What to look for when evaluating cloud-based IWMS software

For facilities and operations leaders comparing options in 2026, a few questions cut through the noise:

  1. Is it truly integrated, or a set of separate modules? Confirm that space, maintenance, assets, and projects share the same data.
  2. How long does implementation actually take, and who does the work? Ask whether the vendor's own team handles deployment or hands it to a third party.
  3. What security and compliance standards does it meet? Match these to your organization's requirements.
  4. Can it scale across all your sites? Make sure multi-site, portfolio-wide reporting is native, not an add-on.
  5. How accurate and accessible is the data in the field? Mobile access and verified floor plans matter for day-to-day operations.

Frequently asked questions

What is the difference between IWMS and CAFM software? CAFM (computer-aided facility management) typically focuses on space and maintenance management. An IWMS is broader, adding capital projects, real estate and lease management, and portfolio-wide analytics into one integrated platform.

Is cloud-based IWMS secure? Reputable cloud-based IWMS platforms are hosted in secure environments and often hold certifications such as SOC 2, with FedRAMP authorization available for platforms serving government organizations. Security posture varies by vendor, so it should be confirmed during evaluation.

Who uses integrated workplace management systems? Facilities managers, operations leaders, space planners, and maintenance teams use IWMS software to manage buildings, space, assets, and projects, across single sites and large multi-building portfolios alike.

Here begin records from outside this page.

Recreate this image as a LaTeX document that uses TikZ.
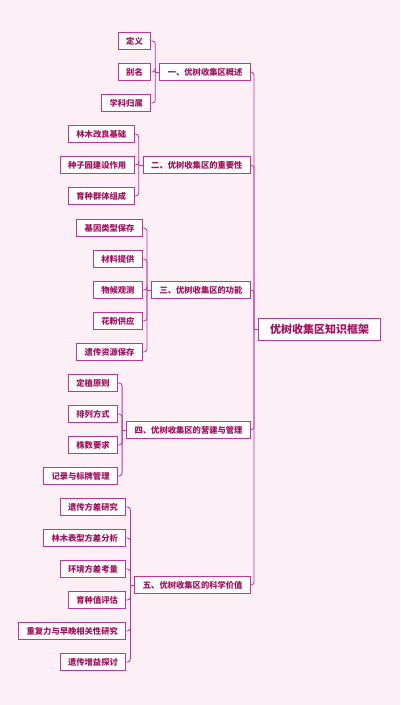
\documentclass[tikz,border=0pt]{standalone}
\usepackage{fontspec}
\newfontfamily\cjk{Noto Sans CJK SC}
\usetikzlibrary{positioning}
\definecolor{cbg}{HTML}{FDEFF6}
\definecolor{cline}{HTML}{C2369A}
\definecolor{ctext}{HTML}{A3105E}
\tikzset{
  every picture/.style={font=\cjk, line width=0.8pt},
  topic/.style={draw=cline, line width=1pt, fill=white, text=ctext, inner xsep=8pt, inner ysep=0pt,
    minimum height=17pt, font=\cjk\bfseries\fontsize{8.3}{10}\selectfont},
  root/.style={topic, inner xsep=11.5pt, minimum height=22pt, font=\cjk\bfseries\fontsize{11}{13}\selectfont},
  link/.style={draw=cline, rounded corners=3pt},
}

\begin{document}
\begin{tikzpicture}[x=1pt, y=-1pt]
  \fill[cbg] (0,0) rectangle (400,705);
  % root and sections
  \node[root, anchor=east] (frame) at (381,329) {优树收集区知识框架};
  \foreach \w/\y [count=\k] in {一、优树收集区概述/72, 二、优树收集区的重要性/165,
      三、优树收集区的功能/290, 四、优树收集区的营建与管理/430, 五、优树收集区的科学价值/585}
    \node[topic, anchor=east] (sec\k) at (251,\y) {\w};
  \foreach \k in {1,...,5} {
    \coordinate (b\k) at ([xshift=-8pt]sec\k.west);
    \coordinate (k\k) at ([xshift=-4pt]sec\k.west);
  }
  \coordinate (k0) at ([xshift=-4pt]frame.west);
  % leaves
  \foreach \w/\y [count=\k] in {定义/41, 别名/72, 学科归属/103}
    \node[topic, anchor=east] (c1\k) at (b1 |- 0,\y) {\w};
  \foreach \w/\y [count=\k] in {林木改良基础/134, 种子园建设作用/165, 育种群体组成/196}
    \node[topic, anchor=east] (c2\k) at (b2 |- 0,\y) {\w};
  \foreach \w/\y [count=\k] in {基因类型保存/228, 材料提供/259, 物候观测/290, 花粉供应/321, 遗传资源保存/352}
    \node[topic, anchor=east] (c3\k) at (b3 |- 0,\y) {\w};
  \foreach \w/\y [count=\k] in {定植原则/383, 排列方式/414, 株数要求/445, 记录与标牌管理/476}
    \node[topic, anchor=east] (c4\k) at (b4 |- 0,\y) {\w};
  \foreach \w/\y [count=\k] in {遗传方差研究/507, 林木表型方差分析/538, 环境方差考量/569,
      育种值评估/600, 重复力与早晚相关性研究/631, 遗传增益探讨/662}
    \node[topic, anchor=east] (c5\k) at (b5 |- 0,\y) {\w};
  % connectors
  \draw[link] (frame.west) -- (k0);
  \foreach \k in {1,...,5} \draw[link] (k0) |- (sec\k.east);
  \foreach \k in {1,...,5} \draw[link] (sec\k.west) -- (k\k);
  \foreach \k in {1,2,3} \draw[link] (k1) |- (c1\k.east);
  \foreach \k in {1,2,3} \draw[link] (k2) |- (c2\k.east);
  \foreach \k in {1,...,5} \draw[link] (k3) |- (c3\k.east);
  \foreach \k in {1,...,4} \draw[link] (k4) |- (c4\k.east);
  \foreach \k in {1,...,6} \draw[link] (k5) |- (c5\k.east);
\end{tikzpicture}
\end{document}
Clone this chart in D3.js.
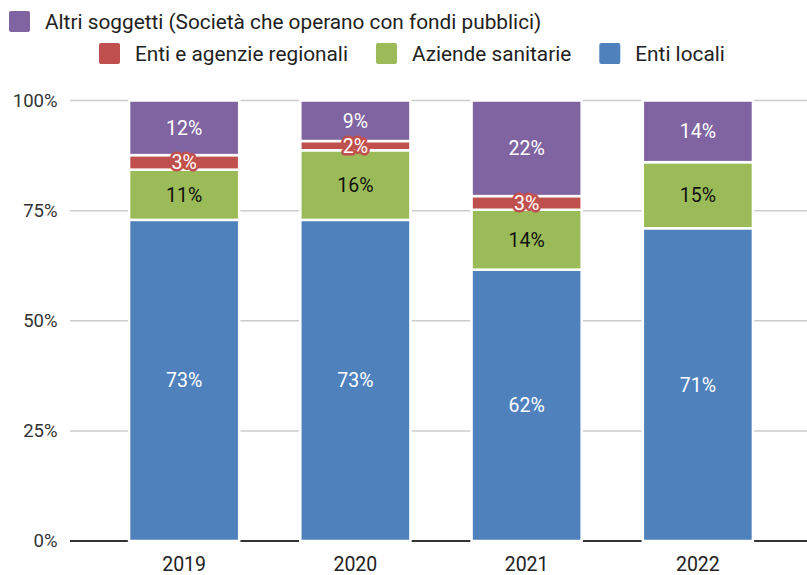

How is cloud-based IWMS different from on-premise IWMS? A cloud-based IWMS is hosted and maintained by the vendor and accessed online, offering remote access, automatic updates, and lower infrastructure overhead. An on-premise system runs on the organization's own servers and requires internal maintenance.

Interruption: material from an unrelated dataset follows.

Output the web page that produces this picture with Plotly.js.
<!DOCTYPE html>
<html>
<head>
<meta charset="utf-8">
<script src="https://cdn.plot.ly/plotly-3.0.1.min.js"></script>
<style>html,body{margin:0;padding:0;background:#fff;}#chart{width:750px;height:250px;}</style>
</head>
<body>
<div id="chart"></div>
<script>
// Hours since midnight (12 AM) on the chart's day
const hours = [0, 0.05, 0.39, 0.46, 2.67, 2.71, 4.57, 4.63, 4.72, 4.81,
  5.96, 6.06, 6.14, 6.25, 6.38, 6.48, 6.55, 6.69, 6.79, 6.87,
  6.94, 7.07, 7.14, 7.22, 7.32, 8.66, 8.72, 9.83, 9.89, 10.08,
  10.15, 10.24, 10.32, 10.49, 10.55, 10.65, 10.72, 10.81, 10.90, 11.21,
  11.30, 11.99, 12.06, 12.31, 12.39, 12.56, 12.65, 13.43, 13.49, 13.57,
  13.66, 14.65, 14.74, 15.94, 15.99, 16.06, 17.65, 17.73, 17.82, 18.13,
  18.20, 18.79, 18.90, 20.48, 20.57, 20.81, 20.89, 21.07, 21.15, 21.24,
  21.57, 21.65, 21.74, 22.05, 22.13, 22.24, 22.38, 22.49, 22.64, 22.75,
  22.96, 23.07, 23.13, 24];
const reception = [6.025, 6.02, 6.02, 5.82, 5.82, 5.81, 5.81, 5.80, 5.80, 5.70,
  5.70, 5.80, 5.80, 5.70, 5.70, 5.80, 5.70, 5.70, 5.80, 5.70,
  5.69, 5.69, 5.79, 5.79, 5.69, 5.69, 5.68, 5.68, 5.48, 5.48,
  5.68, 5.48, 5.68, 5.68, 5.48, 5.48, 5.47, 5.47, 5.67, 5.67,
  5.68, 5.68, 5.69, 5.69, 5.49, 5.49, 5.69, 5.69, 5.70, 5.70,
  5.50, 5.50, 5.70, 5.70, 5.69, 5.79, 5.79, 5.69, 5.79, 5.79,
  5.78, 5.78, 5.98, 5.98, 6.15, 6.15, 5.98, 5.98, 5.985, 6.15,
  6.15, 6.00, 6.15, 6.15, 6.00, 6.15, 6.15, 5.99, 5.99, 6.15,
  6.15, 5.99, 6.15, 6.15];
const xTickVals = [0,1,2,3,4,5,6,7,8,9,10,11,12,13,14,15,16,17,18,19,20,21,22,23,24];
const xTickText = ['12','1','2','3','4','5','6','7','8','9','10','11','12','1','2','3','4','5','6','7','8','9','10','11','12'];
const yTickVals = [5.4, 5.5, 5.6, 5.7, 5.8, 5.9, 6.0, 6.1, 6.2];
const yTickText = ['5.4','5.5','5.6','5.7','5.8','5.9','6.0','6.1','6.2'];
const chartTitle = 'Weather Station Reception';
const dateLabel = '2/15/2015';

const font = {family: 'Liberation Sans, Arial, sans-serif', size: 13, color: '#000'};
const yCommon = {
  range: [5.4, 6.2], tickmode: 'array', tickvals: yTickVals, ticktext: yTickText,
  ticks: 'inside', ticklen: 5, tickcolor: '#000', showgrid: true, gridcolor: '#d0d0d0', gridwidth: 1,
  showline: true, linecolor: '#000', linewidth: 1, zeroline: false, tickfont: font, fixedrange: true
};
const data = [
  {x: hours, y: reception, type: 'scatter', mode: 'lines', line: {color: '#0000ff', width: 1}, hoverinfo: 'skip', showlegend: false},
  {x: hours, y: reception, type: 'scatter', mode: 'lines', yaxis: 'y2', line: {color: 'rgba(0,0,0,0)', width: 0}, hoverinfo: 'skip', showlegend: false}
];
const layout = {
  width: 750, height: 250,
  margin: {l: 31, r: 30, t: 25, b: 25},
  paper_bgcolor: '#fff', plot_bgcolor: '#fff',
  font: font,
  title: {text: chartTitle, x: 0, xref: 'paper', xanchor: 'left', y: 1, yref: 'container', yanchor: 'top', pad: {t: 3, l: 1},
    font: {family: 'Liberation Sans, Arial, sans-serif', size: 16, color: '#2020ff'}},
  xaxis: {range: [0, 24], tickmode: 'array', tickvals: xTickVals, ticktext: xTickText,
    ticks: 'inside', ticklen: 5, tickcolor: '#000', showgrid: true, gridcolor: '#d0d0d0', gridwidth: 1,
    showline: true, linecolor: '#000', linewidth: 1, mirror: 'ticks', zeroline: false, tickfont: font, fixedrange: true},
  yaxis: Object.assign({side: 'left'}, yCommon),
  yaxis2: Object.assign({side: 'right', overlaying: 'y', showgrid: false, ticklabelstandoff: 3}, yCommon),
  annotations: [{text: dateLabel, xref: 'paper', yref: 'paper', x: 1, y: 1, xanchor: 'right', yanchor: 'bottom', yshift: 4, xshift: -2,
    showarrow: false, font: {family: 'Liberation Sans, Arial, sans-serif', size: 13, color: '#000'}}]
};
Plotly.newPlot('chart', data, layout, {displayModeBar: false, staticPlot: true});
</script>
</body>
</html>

How long does it take to implement a cloud-based IWMS? It depends on the platform and scope, but modern cloud-based systems can often be deployed in weeks rather than the months traditionally associated with legacy on-premise IWMS rollouts.

The bottom line

Cloud-based IWMS software gives facilities and operations teams a single, accessible, and continuously maintained platform for managing space, maintenance, assets, and capital projects across every location they operate. In 2026, as portfolios grow more distributed and the cost of running buildings climbs, the combination of integration and cloud delivery has shifted from a nice-to-have to the standard expectation for serious facility operations.